Oil sands producers will concentrate on expanding existing facilities, production to rise 1M b/d by 2025 – IHS
Oil prices are near levels where Alberta oil sands operators will consider expanding production, according to presenters at the recent 2016 TD Securities Energy Calgary Conference.
Oil sands companies are targeting $55 to $60 WTI as the price at which they will add production. The Canadian Association of Petroleum Producers is forecasting an 850,000 b/d growth in production by 2021.
“It is still tough out there, but in the past year we have dropped operating and capital costs by 17% and 30%, respectively, with our focus still being on consolidation and optimization,” Lyle Stevens, Canadian Natural Resources executive VP, told the 2016 TD Securities Energy Calgary Conference, as reported by Platts.
According to Stevens, CNR will add 23,000 b/d of oil equivalent of heavy and light oil output in Western Canada over the coming six months and is only three months away from adding 45,000 b/d of bitumen output at its Horizon facility.
Cenovus will restart three projects that were put on the backburner last year due to low oil prices. But the company would seek “price sustainability” before taking a final investment decision, Chhina said.
“We’re feeling a lot better this year than last year and have also been successful in cutting costs by 40% primarily due to the application of new technologies and deflation in the service sector,” Harbir Chhina, executive vice president of oil sands development with Cenovus Energy, told attendees of the same event.
“We are going to design this [oil sands] business at WTI $55/b,” Chhina said, according to Platts, without naming the three projects that would likely be sanctioned for development.
“A lack of production declines in the oil sands will help support growth,” writes Kevin Birn, a director with IHS Energy, in his latest blog post.
“Outside of the oil sands, oil production from existing fields will decline over time. Just to hold production flat requires a continual deployment of investment dollars in new production. In the oil sands, the absence of production declines means that each investment in new oil production results in growth.”

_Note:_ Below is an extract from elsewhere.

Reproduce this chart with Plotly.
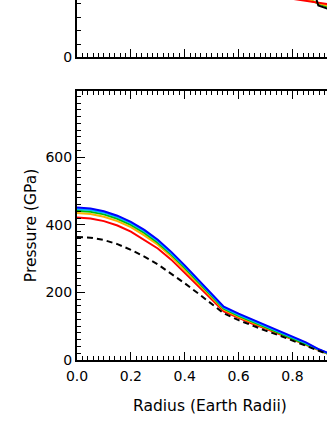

Birn and his team recently released a major report on oil sands production that forecasts incremental growth of nearly 1 million barrels per day by 2025. But the growth will be different, he says.
“IHS anticipates oil sands investors will focus their investments onto the most economic projects: expansions of existing facilities,” Birn wrote.
“IHS expects that over 80% of future activity in our outlook will be underpinned by expansions of existing facilities – these being well understood, quicker to first oil, and cheaper to construct. This all equates to less risk at a lower cost.”
In the short-term, the 2016 Alberta wildfires will reduce oil sands production additions, but prospects for production brighten in 2017 and thereafter.
“If oil sands were like most oil production sources globally and production declined over time, assuming an average global decline rate, these production additions would have to offset potential production losses in the range of half a million barrels,” wrote Birn.
“But oil sands are unique and the lack of production declines is a major factor that supports growth.”